**Directions**
Only the lines from the one with "Recreate this image" through the one with "return (H - B - py) / ph", inclusive, should be echoed exactly; pictures are left out.

* start Supplied information *

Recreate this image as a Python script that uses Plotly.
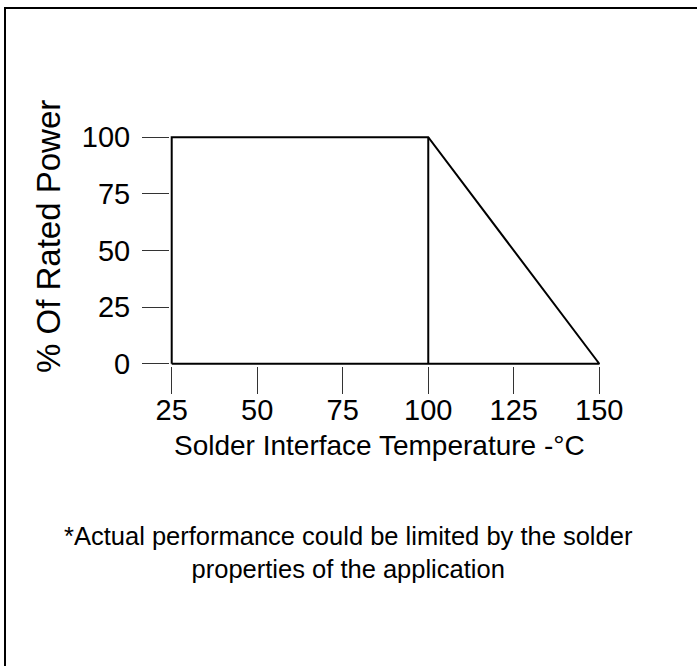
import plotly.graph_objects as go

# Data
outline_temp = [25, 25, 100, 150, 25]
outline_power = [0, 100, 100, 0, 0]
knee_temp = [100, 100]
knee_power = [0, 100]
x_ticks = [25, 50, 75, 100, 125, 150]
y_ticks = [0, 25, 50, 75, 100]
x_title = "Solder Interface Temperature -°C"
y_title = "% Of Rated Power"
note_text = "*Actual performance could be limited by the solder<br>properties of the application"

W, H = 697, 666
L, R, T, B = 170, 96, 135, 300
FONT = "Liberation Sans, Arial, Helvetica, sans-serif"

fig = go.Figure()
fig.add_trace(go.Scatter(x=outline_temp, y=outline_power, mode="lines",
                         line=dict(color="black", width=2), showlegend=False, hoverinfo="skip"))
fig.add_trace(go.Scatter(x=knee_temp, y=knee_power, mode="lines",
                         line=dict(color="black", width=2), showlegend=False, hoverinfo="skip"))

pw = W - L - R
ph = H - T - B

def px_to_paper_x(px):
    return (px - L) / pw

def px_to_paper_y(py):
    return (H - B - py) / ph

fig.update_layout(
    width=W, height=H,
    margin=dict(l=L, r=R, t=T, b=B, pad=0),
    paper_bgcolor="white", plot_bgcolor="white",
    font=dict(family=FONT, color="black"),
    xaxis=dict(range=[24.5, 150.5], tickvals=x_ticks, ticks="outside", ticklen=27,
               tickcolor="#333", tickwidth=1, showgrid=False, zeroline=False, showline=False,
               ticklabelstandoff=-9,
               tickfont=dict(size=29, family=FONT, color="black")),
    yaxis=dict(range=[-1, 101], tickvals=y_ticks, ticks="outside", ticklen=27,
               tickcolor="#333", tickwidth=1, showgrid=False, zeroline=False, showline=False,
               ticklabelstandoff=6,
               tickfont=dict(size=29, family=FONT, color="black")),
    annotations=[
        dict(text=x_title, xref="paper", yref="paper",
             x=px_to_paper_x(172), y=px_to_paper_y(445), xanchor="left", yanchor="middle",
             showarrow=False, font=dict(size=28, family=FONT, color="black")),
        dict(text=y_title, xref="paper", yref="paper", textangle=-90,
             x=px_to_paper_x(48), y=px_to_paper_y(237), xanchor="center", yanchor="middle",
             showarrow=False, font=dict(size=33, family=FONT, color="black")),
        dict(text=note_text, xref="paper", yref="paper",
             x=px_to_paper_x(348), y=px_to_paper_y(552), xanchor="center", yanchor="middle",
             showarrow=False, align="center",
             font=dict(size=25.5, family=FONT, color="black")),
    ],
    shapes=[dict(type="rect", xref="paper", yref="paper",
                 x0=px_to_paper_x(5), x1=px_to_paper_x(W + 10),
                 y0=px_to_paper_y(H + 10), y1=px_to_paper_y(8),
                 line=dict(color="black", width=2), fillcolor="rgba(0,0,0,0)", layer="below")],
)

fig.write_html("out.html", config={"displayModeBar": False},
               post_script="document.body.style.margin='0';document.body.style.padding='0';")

* end Supplied information *
* start Supplied information *

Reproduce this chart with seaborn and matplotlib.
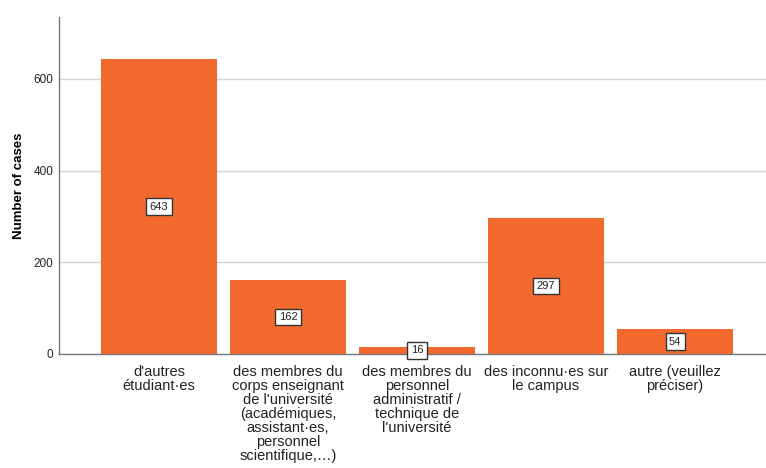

* end Supplied information *

**Correct answer**
Recreate this image as a Python script that uses Plotly.
import plotly.graph_objects as go

# Data
outline_temp = [25, 25, 100, 150, 25]
outline_power = [0, 100, 100, 0, 0]
knee_temp = [100, 100]
knee_power = [0, 100]
x_ticks = [25, 50, 75, 100, 125, 150]
y_ticks = [0, 25, 50, 75, 100]
x_title = "Solder Interface Temperature -°C"
y_title = "% Of Rated Power"
note_text = "*Actual performance could be limited by the solder<br>properties of the application"

W, H = 697, 666
L, R, T, B = 170, 96, 135, 300
FONT = "Liberation Sans, Arial, Helvetica, sans-serif"

fig = go.Figure()
fig.add_trace(go.Scatter(x=outline_temp, y=outline_power, mode="lines",
                         line=dict(color="black", width=2), showlegend=False, hoverinfo="skip"))
fig.add_trace(go.Scatter(x=knee_temp, y=knee_power, mode="lines",
                         line=dict(color="black", width=2), showlegend=False, hoverinfo="skip"))

pw = W - L - R
ph = H - T - B

def px_to_paper_x(px):
    return (px - L) / pw

def px_to_paper_y(py):
    return (H - B - py) / ph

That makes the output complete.